Initially four points are colored, opposite
corners of an $X$ by $Y$ rectangle:
$0 + 0i$ and $X + Yi$ are colored red,
and $0 + Yi$ and $X + 0i$ are colored blue.
A move by a player of color $C$ consists of selecting a red point and a blue
point, and coloring the previously uncolored "midpoint" color $C$,
where the midpoint of $z+w$ is
$\lfloor{ (z+w)/2 } \rfloor$.
The game ends when a player loses by coloring a Gaussian prime,
that is, a point $a + bi$, which, if either $a$ or $b$ is zero,
is a prime of the form $4n+3$, or otherwise if its norm $a^2+b^2$ is a prime.
Example. $X=51$, $Y=34$.
Red moves first and colors $25 + 0i$ red, the midpoint of
the points on the real axis.
Blue would not want to color the midpoint of $0 + 34i$ and $25 + 0i$,
because that is $12 + 17i$ which is prime (433).

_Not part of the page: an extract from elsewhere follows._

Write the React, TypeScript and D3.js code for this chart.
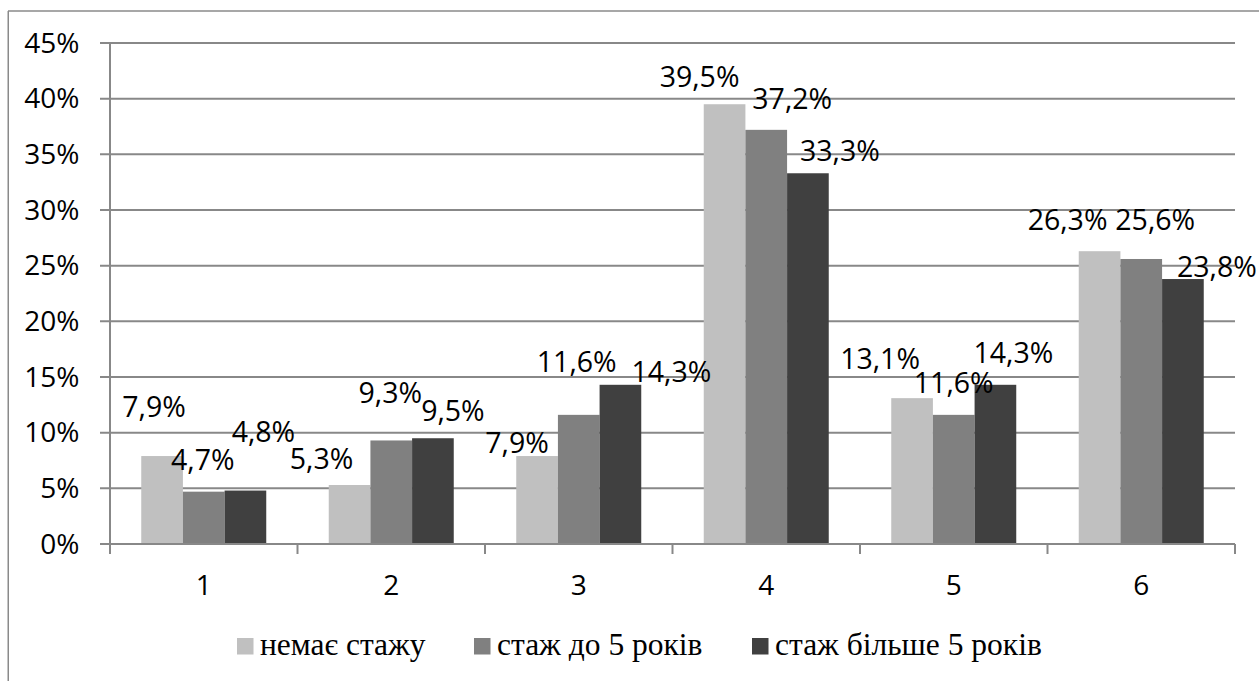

So suppose Blue instead colors the midpoint of the points
on the imaginary axis, $0 + 0i$ and $0 + 34i$,
which is $0 +17i$.
Red could now select the midpoint of this blue point and $25 + 0i$,
which is $12 + 8i$.
And so on.
Will the game always end with a loser?
If both $X$ and $Y$ are of the form $2p$ or $2p+1$ with $p$
a prime $4n+3$, then Red is forced to lose on the first move.
Are there other values of $X$ and $Y$ for which the game
can be fully analyzed?
Is there any hope
analyzing who wins this game (under best play) for arbitrary
$X$ and $Y$?
This is original and quite possibly worthless, so caveat lector!
Edit1. See the suggested simplification by Michael Albert in the Comments: dispense with
colors, letting each move select any two points.
Edit2. Thanks for all the interesting comments.
It now seems to me this game is hopelessly complicated to analyze, perhaps PSPACE-complete in terms of complexity. The monochromatic version is much simpler but removes the
adversarial aspect that is the essence of a game. I don't think Milton-Bradley will be knocking on my door!
Best Answer
This is only a heuristics, but I would assume that the game either ends after a few steps, or the outcome is determined simply by the parity of $(X+1)(Y+1)$ minus the number of gaussian primes in the rectangle. This is certainly the case if at the end of the game all non-primes are taken. So the player for which this heuristics predicts a win should try to play in such a way that all points of the rectangle are midpoints of lines with endpoints of different colour. Since most gaussian integers are not prime one of the basic heuristics of additive combinatorics predicts that the only way to avoid this is to have some extremely large Fourier coefficient, that is, the board looks like having red and blue stripes. But by taking midpoints of red and blue points one of the player can prevent this from happening, provided he has a sufficient number of choices left. This means that either the game ends early, or it should continue until all non-primes are taken, in which case the winner is determined by the aforementioned parity.